§ Exercise aim
Omit all pictures and transcribe only the lines in the entries below that run from the line with "What Plotly code" through the line with "return (H - B - p) / PH".

§ Input material
····················
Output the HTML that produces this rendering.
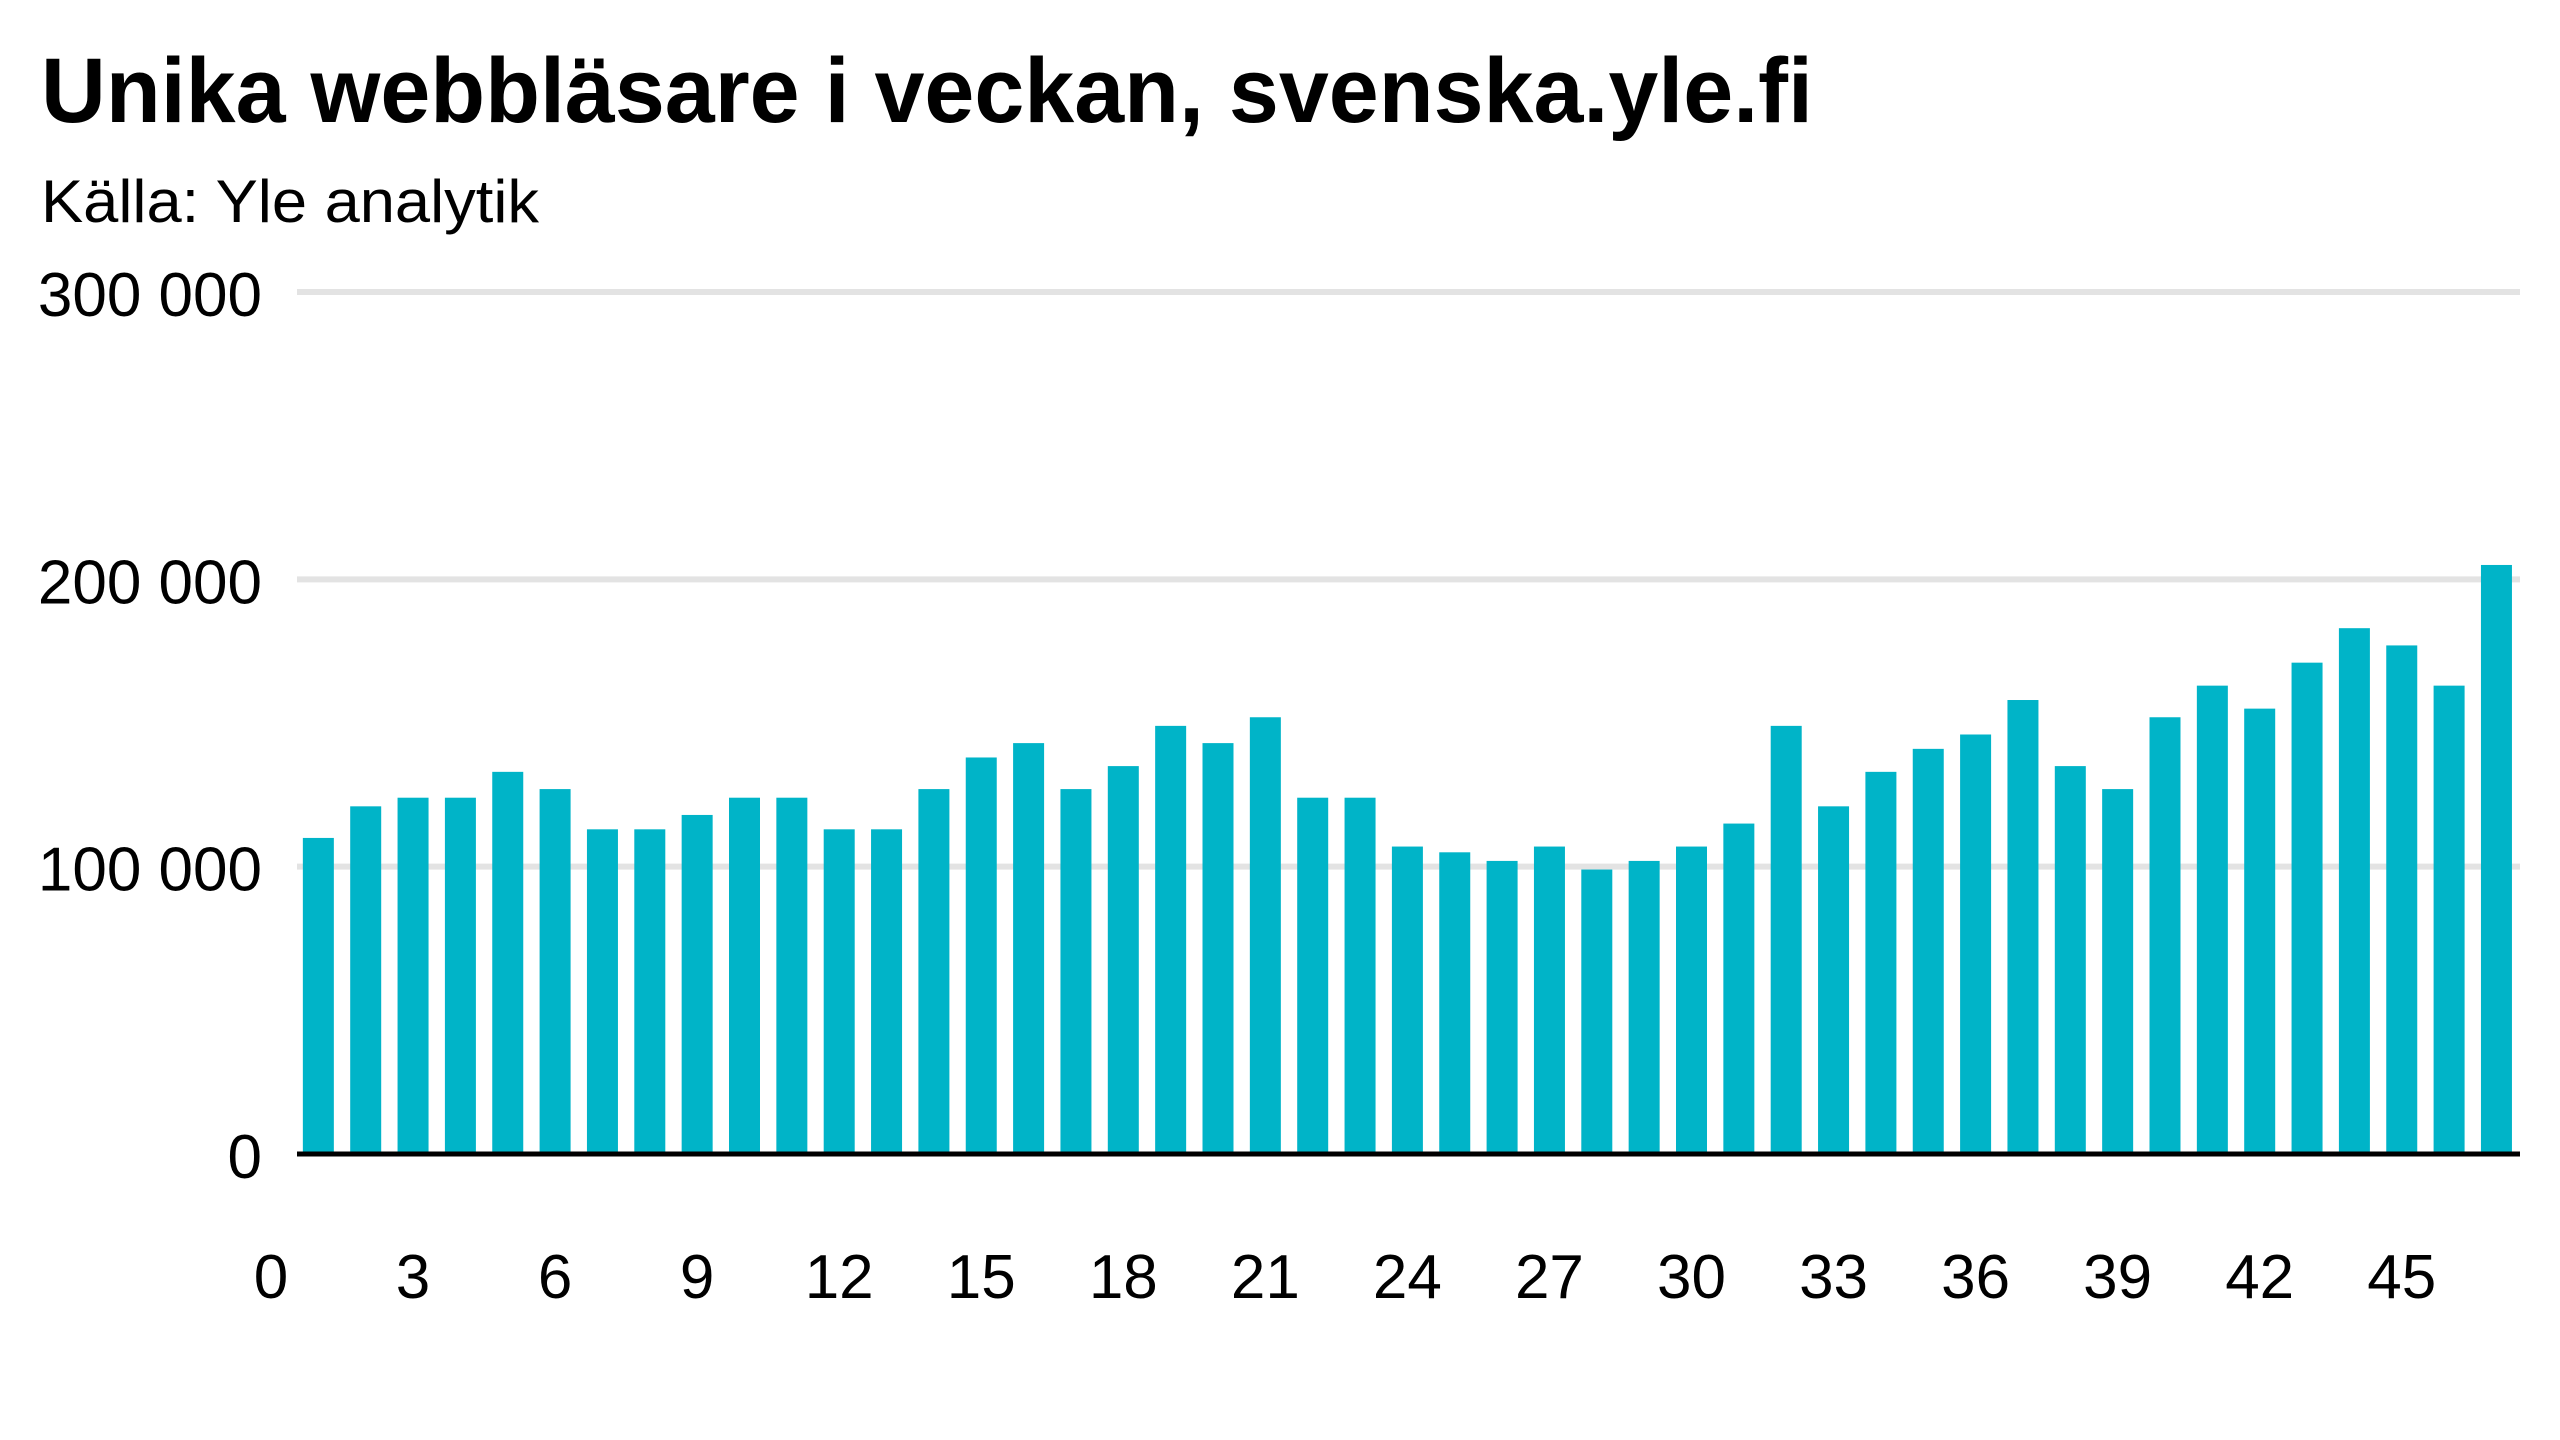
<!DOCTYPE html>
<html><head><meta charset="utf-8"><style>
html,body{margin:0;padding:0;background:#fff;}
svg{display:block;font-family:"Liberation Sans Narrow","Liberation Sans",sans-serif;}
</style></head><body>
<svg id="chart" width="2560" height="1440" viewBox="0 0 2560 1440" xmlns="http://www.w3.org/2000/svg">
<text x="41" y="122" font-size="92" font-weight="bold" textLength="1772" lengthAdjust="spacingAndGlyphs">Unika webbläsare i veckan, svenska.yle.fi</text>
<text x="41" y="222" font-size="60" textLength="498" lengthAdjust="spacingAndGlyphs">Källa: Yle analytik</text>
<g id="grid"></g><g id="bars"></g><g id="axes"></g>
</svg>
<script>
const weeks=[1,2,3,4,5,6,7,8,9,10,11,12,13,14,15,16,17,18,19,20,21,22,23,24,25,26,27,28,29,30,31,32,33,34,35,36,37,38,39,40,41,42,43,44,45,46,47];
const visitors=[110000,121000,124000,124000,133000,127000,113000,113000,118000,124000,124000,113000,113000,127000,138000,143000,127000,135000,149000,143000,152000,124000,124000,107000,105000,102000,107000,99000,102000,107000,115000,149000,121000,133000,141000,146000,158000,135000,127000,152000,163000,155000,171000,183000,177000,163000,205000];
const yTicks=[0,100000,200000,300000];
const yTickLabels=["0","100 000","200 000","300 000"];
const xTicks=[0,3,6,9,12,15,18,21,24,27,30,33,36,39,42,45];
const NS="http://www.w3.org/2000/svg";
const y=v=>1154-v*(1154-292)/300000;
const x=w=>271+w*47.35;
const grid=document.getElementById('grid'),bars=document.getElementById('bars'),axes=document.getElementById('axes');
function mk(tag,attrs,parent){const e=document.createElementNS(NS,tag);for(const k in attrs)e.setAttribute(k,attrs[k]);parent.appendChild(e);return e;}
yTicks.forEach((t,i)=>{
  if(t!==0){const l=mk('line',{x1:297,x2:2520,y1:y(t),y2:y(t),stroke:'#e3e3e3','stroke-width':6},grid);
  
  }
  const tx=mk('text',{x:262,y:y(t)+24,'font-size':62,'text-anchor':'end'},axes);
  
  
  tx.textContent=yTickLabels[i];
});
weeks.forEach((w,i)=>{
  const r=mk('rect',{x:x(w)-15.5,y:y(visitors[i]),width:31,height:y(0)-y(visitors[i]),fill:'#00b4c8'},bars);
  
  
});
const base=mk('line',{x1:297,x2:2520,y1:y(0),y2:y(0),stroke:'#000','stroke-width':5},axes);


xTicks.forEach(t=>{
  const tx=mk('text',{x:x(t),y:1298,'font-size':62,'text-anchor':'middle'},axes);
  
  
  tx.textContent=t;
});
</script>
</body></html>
····················
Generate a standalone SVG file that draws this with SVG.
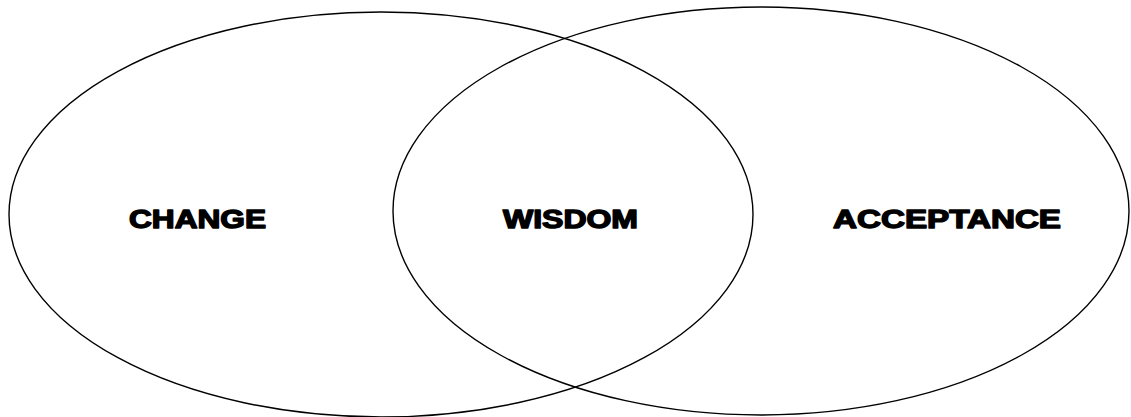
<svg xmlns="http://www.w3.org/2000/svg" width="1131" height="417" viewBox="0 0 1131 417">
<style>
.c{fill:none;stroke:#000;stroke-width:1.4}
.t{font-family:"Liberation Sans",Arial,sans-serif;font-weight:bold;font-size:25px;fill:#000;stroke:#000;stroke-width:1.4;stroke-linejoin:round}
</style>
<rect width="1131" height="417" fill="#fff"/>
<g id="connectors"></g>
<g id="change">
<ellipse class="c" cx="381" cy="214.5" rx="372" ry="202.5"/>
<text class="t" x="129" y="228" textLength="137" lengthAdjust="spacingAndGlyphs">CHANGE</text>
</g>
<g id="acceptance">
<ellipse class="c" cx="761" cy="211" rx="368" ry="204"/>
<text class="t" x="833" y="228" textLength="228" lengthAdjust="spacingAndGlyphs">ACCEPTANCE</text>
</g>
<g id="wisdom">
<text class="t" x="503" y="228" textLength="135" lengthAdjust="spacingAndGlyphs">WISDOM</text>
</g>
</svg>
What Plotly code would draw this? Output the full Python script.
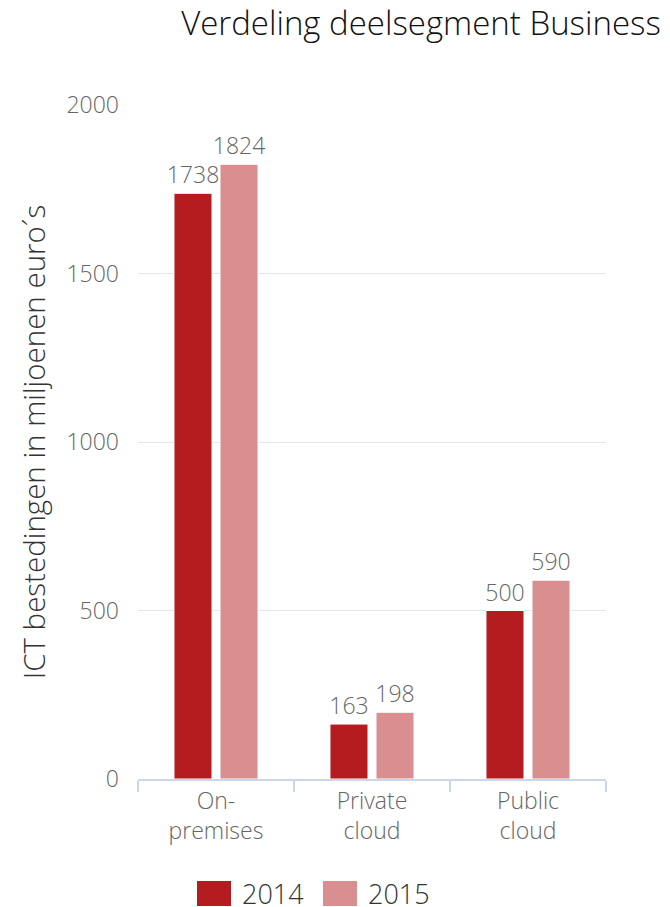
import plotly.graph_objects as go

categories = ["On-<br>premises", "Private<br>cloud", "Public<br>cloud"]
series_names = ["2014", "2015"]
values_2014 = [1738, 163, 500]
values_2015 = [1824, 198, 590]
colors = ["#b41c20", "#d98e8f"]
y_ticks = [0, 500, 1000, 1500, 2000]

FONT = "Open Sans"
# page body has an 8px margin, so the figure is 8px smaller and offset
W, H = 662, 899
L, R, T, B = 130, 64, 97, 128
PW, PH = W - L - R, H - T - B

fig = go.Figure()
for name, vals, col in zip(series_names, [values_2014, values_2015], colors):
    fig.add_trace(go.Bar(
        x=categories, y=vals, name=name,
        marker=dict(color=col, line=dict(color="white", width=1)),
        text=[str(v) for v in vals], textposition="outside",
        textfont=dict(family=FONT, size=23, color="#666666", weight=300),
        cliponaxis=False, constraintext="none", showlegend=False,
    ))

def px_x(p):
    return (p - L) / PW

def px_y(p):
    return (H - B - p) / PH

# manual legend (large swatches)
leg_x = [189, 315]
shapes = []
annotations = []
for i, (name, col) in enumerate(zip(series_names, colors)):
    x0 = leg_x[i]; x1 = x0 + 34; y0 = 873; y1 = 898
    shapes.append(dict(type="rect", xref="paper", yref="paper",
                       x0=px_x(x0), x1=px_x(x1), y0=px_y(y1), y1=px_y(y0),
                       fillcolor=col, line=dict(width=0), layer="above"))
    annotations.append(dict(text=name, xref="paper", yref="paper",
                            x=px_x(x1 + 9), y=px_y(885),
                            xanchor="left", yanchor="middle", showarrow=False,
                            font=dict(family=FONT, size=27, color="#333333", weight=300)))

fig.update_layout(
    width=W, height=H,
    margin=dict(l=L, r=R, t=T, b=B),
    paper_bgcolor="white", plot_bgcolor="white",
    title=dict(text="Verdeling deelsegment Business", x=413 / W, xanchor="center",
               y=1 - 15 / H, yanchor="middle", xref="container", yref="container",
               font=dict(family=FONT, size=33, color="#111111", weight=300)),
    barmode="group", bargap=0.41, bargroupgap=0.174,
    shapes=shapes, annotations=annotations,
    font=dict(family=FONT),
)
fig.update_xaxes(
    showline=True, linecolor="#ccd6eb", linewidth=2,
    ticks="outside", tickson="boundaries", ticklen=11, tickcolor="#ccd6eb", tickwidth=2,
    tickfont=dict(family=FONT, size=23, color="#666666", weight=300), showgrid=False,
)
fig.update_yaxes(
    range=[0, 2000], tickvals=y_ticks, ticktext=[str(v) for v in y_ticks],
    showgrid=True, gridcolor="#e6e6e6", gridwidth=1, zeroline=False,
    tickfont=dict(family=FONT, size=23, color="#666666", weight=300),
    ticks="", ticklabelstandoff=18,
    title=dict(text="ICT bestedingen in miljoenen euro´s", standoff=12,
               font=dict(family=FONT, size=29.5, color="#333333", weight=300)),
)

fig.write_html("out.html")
····················
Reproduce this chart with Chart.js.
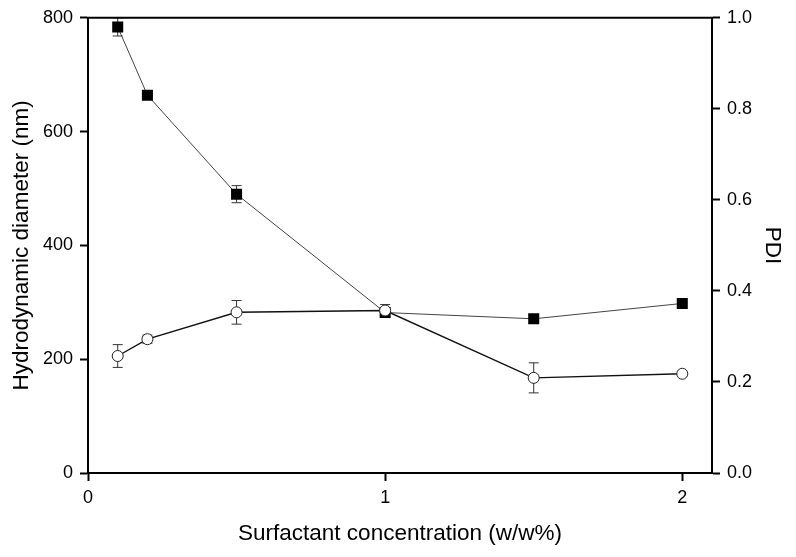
····················
§ The result
What Plotly code would draw this? Output the full Python script.
import plotly.graph_objects as go

categories = ["On-<br>premises", "Private<br>cloud", "Public<br>cloud"]
series_names = ["2014", "2015"]
values_2014 = [1738, 163, 500]
values_2015 = [1824, 198, 590]
colors = ["#b41c20", "#d98e8f"]
y_ticks = [0, 500, 1000, 1500, 2000]

FONT = "Open Sans"
# page body has an 8px margin, so the figure is 8px smaller and offset
W, H = 662, 899
L, R, T, B = 130, 64, 97, 128
PW, PH = W - L - R, H - T - B

fig = go.Figure()
for name, vals, col in zip(series_names, [values_2014, values_2015], colors):
    fig.add_trace(go.Bar(
        x=categories, y=vals, name=name,
        marker=dict(color=col, line=dict(color="white", width=1)),
        text=[str(v) for v in vals], textposition="outside",
        textfont=dict(family=FONT, size=23, color="#666666", weight=300),
        cliponaxis=False, constraintext="none", showlegend=False,
    ))

def px_x(p):
    return (p - L) / PW

def px_y(p):
    return (H - B - p) / PH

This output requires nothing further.